# Data extract

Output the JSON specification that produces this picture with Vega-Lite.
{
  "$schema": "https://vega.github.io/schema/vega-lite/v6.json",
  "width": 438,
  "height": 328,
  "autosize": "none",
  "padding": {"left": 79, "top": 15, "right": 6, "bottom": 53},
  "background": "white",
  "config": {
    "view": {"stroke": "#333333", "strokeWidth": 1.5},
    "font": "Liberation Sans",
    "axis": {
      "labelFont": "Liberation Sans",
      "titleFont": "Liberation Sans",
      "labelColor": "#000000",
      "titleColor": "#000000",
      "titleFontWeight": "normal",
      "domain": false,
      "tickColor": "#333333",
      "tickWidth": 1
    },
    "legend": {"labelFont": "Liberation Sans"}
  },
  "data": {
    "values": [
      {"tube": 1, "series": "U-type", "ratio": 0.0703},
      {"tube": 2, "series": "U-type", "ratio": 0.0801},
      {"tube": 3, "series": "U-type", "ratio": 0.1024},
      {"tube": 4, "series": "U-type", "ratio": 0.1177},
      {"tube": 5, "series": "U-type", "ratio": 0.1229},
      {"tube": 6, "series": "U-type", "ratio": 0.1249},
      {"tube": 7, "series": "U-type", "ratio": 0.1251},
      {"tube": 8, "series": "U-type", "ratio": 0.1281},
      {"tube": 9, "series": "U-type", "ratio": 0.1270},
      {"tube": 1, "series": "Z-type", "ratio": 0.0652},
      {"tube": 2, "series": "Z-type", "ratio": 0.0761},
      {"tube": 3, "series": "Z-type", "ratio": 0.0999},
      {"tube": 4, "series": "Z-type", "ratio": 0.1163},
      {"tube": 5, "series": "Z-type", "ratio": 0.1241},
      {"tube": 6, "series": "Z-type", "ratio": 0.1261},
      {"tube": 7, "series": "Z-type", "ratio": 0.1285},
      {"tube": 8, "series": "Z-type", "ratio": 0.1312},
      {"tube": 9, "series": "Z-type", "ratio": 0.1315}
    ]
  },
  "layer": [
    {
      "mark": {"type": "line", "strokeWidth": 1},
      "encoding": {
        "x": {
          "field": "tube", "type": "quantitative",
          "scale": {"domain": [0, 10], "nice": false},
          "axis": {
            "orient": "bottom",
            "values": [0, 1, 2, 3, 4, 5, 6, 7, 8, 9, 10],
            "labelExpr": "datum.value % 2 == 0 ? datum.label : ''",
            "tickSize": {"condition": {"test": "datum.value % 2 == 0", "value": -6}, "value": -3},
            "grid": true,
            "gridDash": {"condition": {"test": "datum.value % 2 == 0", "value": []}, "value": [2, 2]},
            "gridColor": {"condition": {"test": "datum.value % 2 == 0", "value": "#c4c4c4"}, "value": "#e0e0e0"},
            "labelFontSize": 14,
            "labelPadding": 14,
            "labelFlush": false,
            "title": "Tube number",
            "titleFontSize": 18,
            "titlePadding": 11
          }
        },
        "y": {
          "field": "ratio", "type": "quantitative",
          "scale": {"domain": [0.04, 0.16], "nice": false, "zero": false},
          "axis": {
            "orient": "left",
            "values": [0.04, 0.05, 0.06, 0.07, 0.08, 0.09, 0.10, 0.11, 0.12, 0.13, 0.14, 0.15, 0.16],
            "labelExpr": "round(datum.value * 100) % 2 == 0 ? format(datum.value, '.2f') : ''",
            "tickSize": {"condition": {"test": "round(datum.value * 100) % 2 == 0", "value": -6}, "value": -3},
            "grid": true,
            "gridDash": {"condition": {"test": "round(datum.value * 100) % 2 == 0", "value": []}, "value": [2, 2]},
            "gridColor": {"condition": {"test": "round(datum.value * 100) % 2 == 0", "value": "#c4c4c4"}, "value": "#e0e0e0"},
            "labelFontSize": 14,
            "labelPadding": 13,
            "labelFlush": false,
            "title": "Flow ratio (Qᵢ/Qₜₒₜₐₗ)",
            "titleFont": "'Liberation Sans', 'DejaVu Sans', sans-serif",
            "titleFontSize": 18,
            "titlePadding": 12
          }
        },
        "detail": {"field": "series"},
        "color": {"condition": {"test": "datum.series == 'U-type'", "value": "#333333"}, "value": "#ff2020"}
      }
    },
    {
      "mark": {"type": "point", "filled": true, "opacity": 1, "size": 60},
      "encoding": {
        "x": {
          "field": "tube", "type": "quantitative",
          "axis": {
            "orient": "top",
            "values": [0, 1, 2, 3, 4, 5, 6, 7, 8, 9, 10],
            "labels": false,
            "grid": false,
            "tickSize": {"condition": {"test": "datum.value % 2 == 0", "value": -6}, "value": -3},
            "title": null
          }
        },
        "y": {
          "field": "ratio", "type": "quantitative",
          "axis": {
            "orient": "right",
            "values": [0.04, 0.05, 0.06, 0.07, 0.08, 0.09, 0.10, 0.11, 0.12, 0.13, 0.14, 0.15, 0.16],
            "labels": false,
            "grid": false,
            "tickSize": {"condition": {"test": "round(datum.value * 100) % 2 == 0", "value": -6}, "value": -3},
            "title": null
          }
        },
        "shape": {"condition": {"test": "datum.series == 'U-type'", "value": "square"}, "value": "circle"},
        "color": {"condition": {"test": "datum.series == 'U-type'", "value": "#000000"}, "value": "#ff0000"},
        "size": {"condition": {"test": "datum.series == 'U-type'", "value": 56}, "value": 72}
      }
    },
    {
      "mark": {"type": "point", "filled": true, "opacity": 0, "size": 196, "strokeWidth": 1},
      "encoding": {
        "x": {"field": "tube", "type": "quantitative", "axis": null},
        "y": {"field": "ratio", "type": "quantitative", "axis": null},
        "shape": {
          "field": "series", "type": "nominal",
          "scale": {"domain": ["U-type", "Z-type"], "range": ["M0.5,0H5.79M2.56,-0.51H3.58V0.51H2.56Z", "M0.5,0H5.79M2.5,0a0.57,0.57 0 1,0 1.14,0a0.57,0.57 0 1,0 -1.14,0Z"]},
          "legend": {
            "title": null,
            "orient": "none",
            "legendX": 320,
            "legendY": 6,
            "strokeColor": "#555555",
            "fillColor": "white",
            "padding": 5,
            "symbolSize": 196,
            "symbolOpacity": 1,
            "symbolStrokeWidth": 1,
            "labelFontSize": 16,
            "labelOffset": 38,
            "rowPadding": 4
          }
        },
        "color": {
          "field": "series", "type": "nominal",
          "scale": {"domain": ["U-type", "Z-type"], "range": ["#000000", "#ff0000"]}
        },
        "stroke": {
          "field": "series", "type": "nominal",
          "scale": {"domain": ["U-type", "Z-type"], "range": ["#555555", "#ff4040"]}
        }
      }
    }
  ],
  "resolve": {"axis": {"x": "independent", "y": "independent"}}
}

# Task to carry out
Repeat back the data above, exact to the last character.

# Task solution
Output the JSON specification that produces this picture with Vega-Lite.
{
  "$schema": "https://vega.github.io/schema/vega-lite/v6.json",
  "width": 438,
  "height": 328,
  "autosize": "none",
  "padding": {"left": 79, "top": 15, "right": 6, "bottom": 53},
  "background": "white",
  "config": {
    "view": {"stroke": "#333333", "strokeWidth": 1.5},
    "font": "Liberation Sans",
    "axis": {
      "labelFont": "Liberation Sans",
      "titleFont": "Liberation Sans",
      "labelColor": "#000000",
      "titleColor": "#000000",
      "titleFontWeight": "normal",
      "domain": false,
      "tickColor": "#333333",
      "tickWidth": 1
    },
    "legend": {"labelFont": "Liberation Sans"}
  },
  "data": {
    "values": [
      {"tube": 1, "series": "U-type", "ratio": 0.0703},
      {"tube": 2, "series": "U-type", "ratio": 0.0801},
      {"tube": 3, "series": "U-type", "ratio": 0.1024},
      {"tube": 4, "series": "U-type", "ratio": 0.1177},
      {"tube": 5, "series": "U-type", "ratio": 0.1229},
      {"tube": 6, "series": "U-type", "ratio": 0.1249},
      {"tube": 7, "series": "U-type", "ratio": 0.1251},
      {"tube": 8, "series": "U-type", "ratio": 0.1281},
      {"tube": 9, "series": "U-type", "ratio": 0.1270},
      {"tube": 1, "series": "Z-type", "ratio": 0.0652},
      {"tube": 2, "series": "Z-type", "ratio": 0.0761},
      {"tube": 3, "series": "Z-type", "ratio": 0.0999},
      {"tube": 4, "series": "Z-type", "ratio": 0.1163},
      {"tube": 5, "series": "Z-type", "ratio": 0.1241},
      {"tube": 6, "series": "Z-type", "ratio": 0.1261},
      {"tube": 7, "series": "Z-type", "ratio": 0.1285},
      {"tube": 8, "series": "Z-type", "ratio": 0.1312},
      {"tube": 9, "series": "Z-type", "ratio": 0.1315}
    ]
  },
  "layer": [
    {
      "mark": {"type": "line", "strokeWidth": 1},
      "encoding": {
        "x": {
          "field": "tube", "type": "quantitative",
          "scale": {"domain": [0, 10], "nice": false},
          "axis": {
            "orient": "bottom",
            "values": [0, 1, 2, 3, 4, 5, 6, 7, 8, 9, 10],
            "labelExpr": "datum.value % 2 == 0 ? datum.label : ''",
            "tickSize": {"condition": {"test": "datum.value % 2 == 0", "value": -6}, "value": -3},
            "grid": true,
            "gridDash": {"condition": {"test": "datum.value % 2 == 0", "value": []}, "value": [2, 2]},
            "gridColor": {"condition": {"test": "datum.value % 2 == 0", "value": "#c4c4c4"}, "value": "#e0e0e0"},
            "labelFontSize": 14,
            "labelPadding": 14,
            "labelFlush": false,
            "title": "Tube number",
            "titleFontSize": 18,
            "titlePadding": 11
          }
        },
        "y": {
          "field": "ratio", "type": "quantitative",
          "scale": {"domain": [0.04, 0.16], "nice": false, "zero": false},
          "axis": {
            "orient": "left",
            "values": [0.04, 0.05, 0.06, 0.07, 0.08, 0.09, 0.10, 0.11, 0.12, 0.13, 0.14, 0.15, 0.16],
            "labelExpr": "round(datum.value * 100) % 2 == 0 ? format(datum.value, '.2f') : ''",
            "tickSize": {"condition": {"test": "round(datum.value * 100) % 2 == 0", "value": -6}, "value": -3},
            "grid": true,
            "gridDash": {"condition": {"test": "round(datum.value * 100) % 2 == 0", "value": []}, "value": [2, 2]},
            "gridColor": {"condition": {"test": "round(datum.value * 100) % 2 == 0", "value": "#c4c4c4"}, "value": "#e0e0e0"},
            "labelFontSize": 14,
            "labelPadding": 13,
            "labelFlush": false,
            "title": "Flow ratio (Qᵢ/Qₜₒₜₐₗ)",
            "titleFont": "'Liberation Sans', 'DejaVu Sans', sans-serif",
            "titleFontSize": 18,
            "titlePadding": 12
          }
        },
        "detail": {"field": "series"},
        "color": {"condition": {"test": "datum.series == 'U-type'", "value": "#333333"}, "value": "#ff2020"}
      }
    },
    {
      "mark": {"type": "point", "filled": true, "opacity": 1, "size": 60},
      "encoding": {
        "x": {
          "field": "tube", "type": "quantitative",
          "axis": {
            "orient": "top",
            "values": [0, 1, 2, 3, 4, 5, 6, 7, 8, 9, 10],
            "labels": false,
            "grid": false,
            "tickSize": {"condition": {"test": "datum.value % 2 == 0", "value": -6}, "value": -3},
            "title": null
          }
        },
        "y": {
          "field": "ratio", "type": "quantitative",
          "axis": {
            "orient": "right",
            "values": [0.04, 0.05, 0.06, 0.07, 0.08, 0.09, 0.10, 0.11, 0.12, 0.13, 0.14, 0.15, 0.16],
            "labels": false,
            "grid": false,
            "tickSize": {"condition": {"test": "round(datum.value * 100) % 2 == 0", "value": -6}, "value": -3},
            "title": null
          }
        },
        "shape": {"condition": {"test": "datum.series == 'U-type'", "value": "square"}, "value": "circle"},
        "color": {"condition": {"test": "datum.series == 'U-type'", "value": "#000000"}, "value": "#ff0000"},
        "size": {"condition": {"test": "datum.series == 'U-type'", "value": 56}, "value": 72}
      }
    },
    {
      "mark": {"type": "point", "filled": true, "opacity": 0, "size": 196, "strokeWidth": 1},
      "encoding": {
        "x": {"field": "tube", "type": "quantitative", "axis": null},
        "y": {"field": "ratio", "type": "quantitative", "axis": null},
        "shape": {
          "field": "series", "type": "nominal",
          "scale": {"domain": ["U-type", "Z-type"], "range": ["M0.5,0H5.79M2.56,-0.51H3.58V0.51H2.56Z", "M0.5,0H5.79M2.5,0a0.57,0.57 0 1,0 1.14,0a0.57,0.57 0 1,0 -1.14,0Z"]},
          "legend": {
            "title": null,
            "orient": "none",
            "legendX": 320,
            "legendY": 6,
            "strokeColor": "#555555",
            "fillColor": "white",
            "padding": 5,
            "symbolSize": 196,
            "symbolOpacity": 1,
            "symbolStrokeWidth": 1,
            "labelFontSize": 16,
            "labelOffset": 38,
            "rowPadding": 4
          }
        },
        "color": {
          "field": "series", "type": "nominal",
          "scale": {"domain": ["U-type", "Z-type"], "range": ["#000000", "#ff0000"]}
        },
        "stroke": {
          "field": "series", "type": "nominal",
          "scale": {"domain": ["U-type", "Z-type"], "range": ["#555555", "#ff4040"]}
        }
      }
    }
  ],
  "resolve": {"axis": {"x": "independent", "y": "independent"}}
}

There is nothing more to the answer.